The predominate theories of affect in new media contexts privilege a Deleuzian reading of affect as inherently social, connective and productive. The promise of user empowerment and new social worlds is what drives the affective labour of posting, sharing and consuming the lives of others as well as our own. The metaphor of the rhizome is key here. Decentralised networks are held to coalesce affect, connect bodies and create critical potential for resisting power and capitalism. The Arab Spring and Occupy Wall Street are supposed to define this potential of affective networks.
My own contribution to this scholarship relies upon Jodi Dean and a Laconian-Marxist framework. Rather than this optimistic reading of affect I believe we are drawn into circuits of drive and desire which are repetitive, frustrating and ceaseless. The Laconian subject of affective media is insular and wracked by the presence of the other. “Why didn’t she like this post?” “Was he being ironic?” “Why do they have more followers than me?”. Its in this context that trolling represents a symbolically efficient form of online engagement with the other. Trauma is turned into obscene enjoyment.

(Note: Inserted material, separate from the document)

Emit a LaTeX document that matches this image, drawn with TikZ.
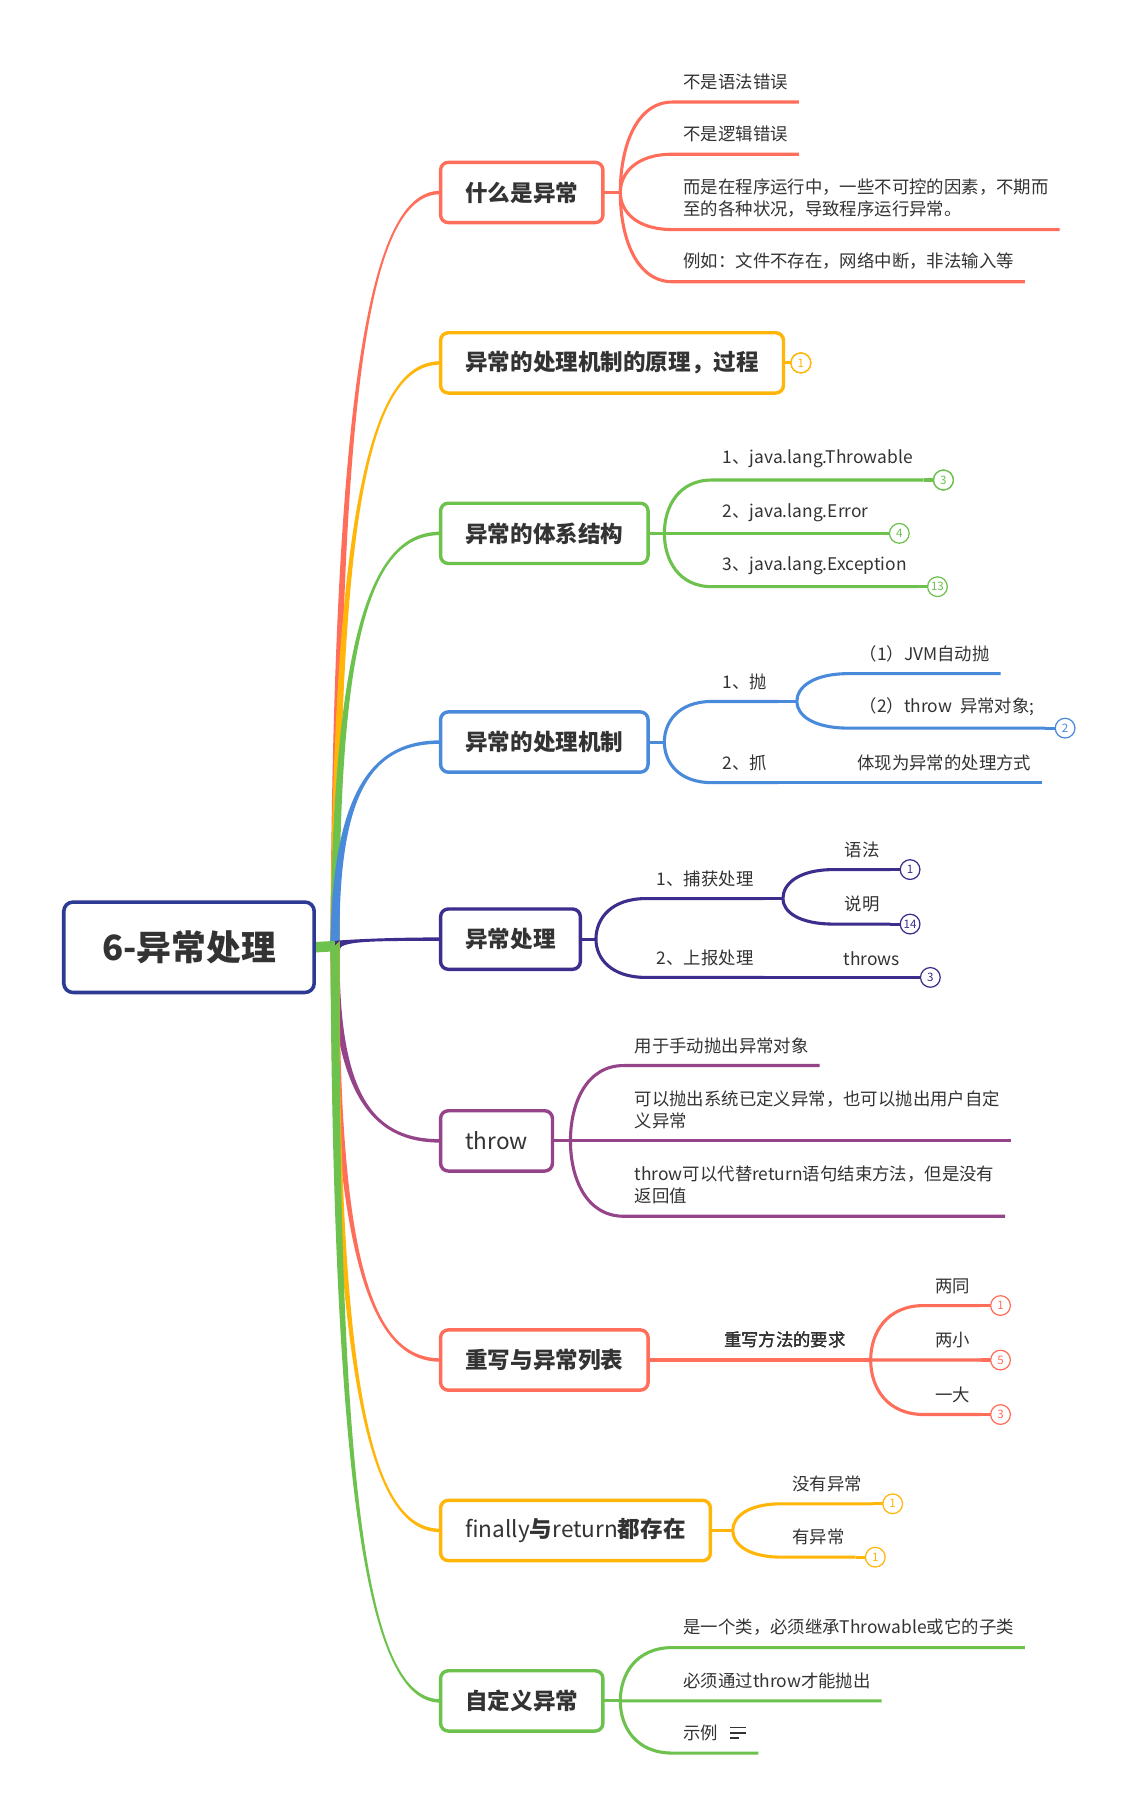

It is in this way that we can see the inheritors of the political meaning of affective media, not Occupy, but Trump an the alt-right. I have written Donald Trump’s embodiment of affective media values for Boundary 2 Online. Trump’s eliciting of alt-right conspiracy and channeling the energies of troll online subcultures was key to his success. I have further written about the libidinal politics of the alt-right for Overland and published an article in tripleC tracking the origins of the alt-right in cyber-libertarian politics.